AIM OF THE EXERCISE: Repeat each line of the material below exactly as it appears, minus any pictures.

DATA EXTRACT:
********************

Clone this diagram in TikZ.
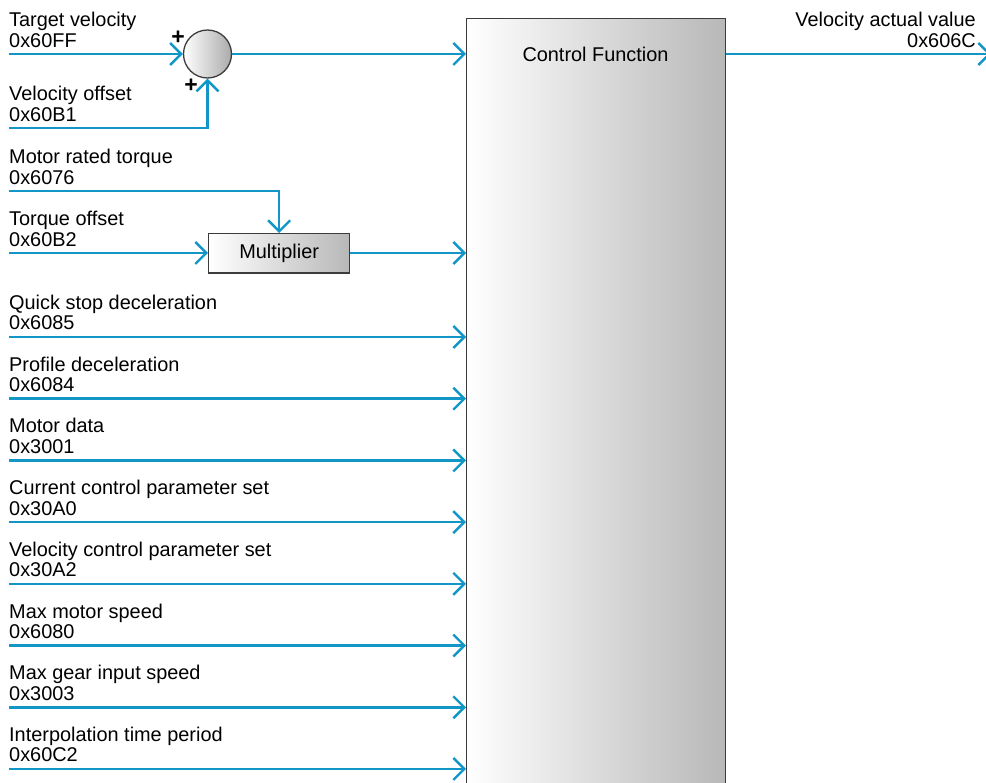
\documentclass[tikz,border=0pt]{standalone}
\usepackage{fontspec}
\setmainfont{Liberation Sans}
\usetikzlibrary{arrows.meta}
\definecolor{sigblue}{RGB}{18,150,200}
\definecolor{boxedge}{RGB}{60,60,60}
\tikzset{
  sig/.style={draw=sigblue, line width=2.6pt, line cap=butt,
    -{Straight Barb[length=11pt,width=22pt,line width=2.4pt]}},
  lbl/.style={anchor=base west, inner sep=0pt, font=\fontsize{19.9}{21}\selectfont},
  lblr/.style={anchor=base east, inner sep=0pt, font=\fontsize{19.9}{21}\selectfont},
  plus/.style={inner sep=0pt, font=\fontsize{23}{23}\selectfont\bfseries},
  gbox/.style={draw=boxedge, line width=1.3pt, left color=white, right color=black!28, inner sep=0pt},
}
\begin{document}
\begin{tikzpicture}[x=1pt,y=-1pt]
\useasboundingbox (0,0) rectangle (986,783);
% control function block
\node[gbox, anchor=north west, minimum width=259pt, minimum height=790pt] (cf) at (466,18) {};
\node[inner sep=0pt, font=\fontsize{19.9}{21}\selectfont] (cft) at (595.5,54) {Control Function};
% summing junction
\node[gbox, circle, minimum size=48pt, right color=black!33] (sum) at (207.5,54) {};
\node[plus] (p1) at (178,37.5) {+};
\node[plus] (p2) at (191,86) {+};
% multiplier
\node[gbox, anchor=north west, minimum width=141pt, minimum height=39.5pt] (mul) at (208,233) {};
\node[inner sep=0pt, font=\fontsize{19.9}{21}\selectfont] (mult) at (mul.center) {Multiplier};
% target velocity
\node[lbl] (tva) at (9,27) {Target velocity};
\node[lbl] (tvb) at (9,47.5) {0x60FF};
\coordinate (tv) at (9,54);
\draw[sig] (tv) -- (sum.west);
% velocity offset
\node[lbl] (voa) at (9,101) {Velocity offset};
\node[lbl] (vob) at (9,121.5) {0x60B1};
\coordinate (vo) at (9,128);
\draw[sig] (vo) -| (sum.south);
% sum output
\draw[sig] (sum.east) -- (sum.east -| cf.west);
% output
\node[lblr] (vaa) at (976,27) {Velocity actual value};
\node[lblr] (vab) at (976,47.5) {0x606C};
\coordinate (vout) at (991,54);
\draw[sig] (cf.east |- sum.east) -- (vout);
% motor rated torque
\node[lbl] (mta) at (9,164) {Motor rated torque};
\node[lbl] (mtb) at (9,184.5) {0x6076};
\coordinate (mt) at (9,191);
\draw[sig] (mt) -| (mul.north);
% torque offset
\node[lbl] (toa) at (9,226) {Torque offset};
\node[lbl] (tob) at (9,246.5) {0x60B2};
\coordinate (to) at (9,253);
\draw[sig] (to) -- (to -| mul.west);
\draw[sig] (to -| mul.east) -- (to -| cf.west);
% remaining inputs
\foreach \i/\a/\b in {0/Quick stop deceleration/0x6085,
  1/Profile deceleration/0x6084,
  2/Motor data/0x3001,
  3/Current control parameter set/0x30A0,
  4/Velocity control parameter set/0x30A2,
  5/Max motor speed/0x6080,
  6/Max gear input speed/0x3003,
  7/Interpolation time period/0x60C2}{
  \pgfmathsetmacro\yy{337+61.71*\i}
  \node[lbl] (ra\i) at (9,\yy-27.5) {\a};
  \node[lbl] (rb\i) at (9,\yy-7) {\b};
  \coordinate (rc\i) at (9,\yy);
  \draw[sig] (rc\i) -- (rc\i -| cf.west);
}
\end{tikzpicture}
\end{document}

********************

EXERCISE ANSWER:
Clone this diagram in TikZ.
\documentclass[tikz,border=0pt]{standalone}
\usepackage{fontspec}
\setmainfont{Liberation Sans}
\usetikzlibrary{arrows.meta}
\definecolor{sigblue}{RGB}{18,150,200}
\definecolor{boxedge}{RGB}{60,60,60}
\tikzset{
  sig/.style={draw=sigblue, line width=2.6pt, line cap=butt,
    -{Straight Barb[length=11pt,width=22pt,line width=2.4pt]}},
  lbl/.style={anchor=base west, inner sep=0pt, font=\fontsize{19.9}{21}\selectfont},
  lblr/.style={anchor=base east, inner sep=0pt, font=\fontsize{19.9}{21}\selectfont},
  plus/.style={inner sep=0pt, font=\fontsize{23}{23}\selectfont\bfseries},
  gbox/.style={draw=boxedge, line width=1.3pt, left color=white, right color=black!28, inner sep=0pt},
}
\begin{document}
\begin{tikzpicture}[x=1pt,y=-1pt]
\useasboundingbox (0,0) rectangle (986,783);
% control function block
\node[gbox, anchor=north west, minimum width=259pt, minimum height=790pt] (cf) at (466,18) {};
\node[inner sep=0pt, font=\fontsize{19.9}{21}\selectfont] (cft) at (595.5,54) {Control Function};
% summing junction
\node[gbox, circle, minimum size=48pt, right color=black!33] (sum) at (207.5,54) {};
\node[plus] (p1) at (178,37.5) {+};
\node[plus] (p2) at (191,86) {+};
% multiplier
\node[gbox, anchor=north west, minimum width=141pt, minimum height=39.5pt] (mul) at (208,233) {};
\node[inner sep=0pt, font=\fontsize{19.9}{21}\selectfont] (mult) at (mul.center) {Multiplier};
% target velocity
\node[lbl] (tva) at (9,27) {Target velocity};
\node[lbl] (tvb) at (9,47.5) {0x60FF};
\coordinate (tv) at (9,54);
\draw[sig] (tv) -- (sum.west);
% velocity offset
\node[lbl] (voa) at (9,101) {Velocity offset};
\node[lbl] (vob) at (9,121.5) {0x60B1};
\coordinate (vo) at (9,128);
\draw[sig] (vo) -| (sum.south);
% sum output
\draw[sig] (sum.east) -- (sum.east -| cf.west);
% output
\node[lblr] (vaa) at (976,27) {Velocity actual value};
\node[lblr] (vab) at (976,47.5) {0x606C};
\coordinate (vout) at (991,54);
\draw[sig] (cf.east |- sum.east) -- (vout);
% motor rated torque
\node[lbl] (mta) at (9,164) {Motor rated torque};
\node[lbl] (mtb) at (9,184.5) {0x6076};
\coordinate (mt) at (9,191);
\draw[sig] (mt) -| (mul.north);
% torque offset
\node[lbl] (toa) at (9,226) {Torque offset};
\node[lbl] (tob) at (9,246.5) {0x60B2};
\coordinate (to) at (9,253);
\draw[sig] (to) -- (to -| mul.west);
\draw[sig] (to -| mul.east) -- (to -| cf.west);
% remaining inputs
\foreach \i/\a/\b in {0/Quick stop deceleration/0x6085,
  1/Profile deceleration/0x6084,
  2/Motor data/0x3001,
  3/Current control parameter set/0x30A0,
  4/Velocity control parameter set/0x30A2,
  5/Max motor speed/0x6080,
  6/Max gear input speed/0x3003,
  7/Interpolation time period/0x60C2}{
  \pgfmathsetmacro\yy{337+61.71*\i}
  \node[lbl] (ra\i) at (9,\yy-27.5) {\a};
  \node[lbl] (rb\i) at (9,\yy-7) {\b};
  \coordinate (rc\i) at (9,\yy);
  \draw[sig] (rc\i) -- (rc\i -| cf.west);
}
\end{tikzpicture}
\end{document}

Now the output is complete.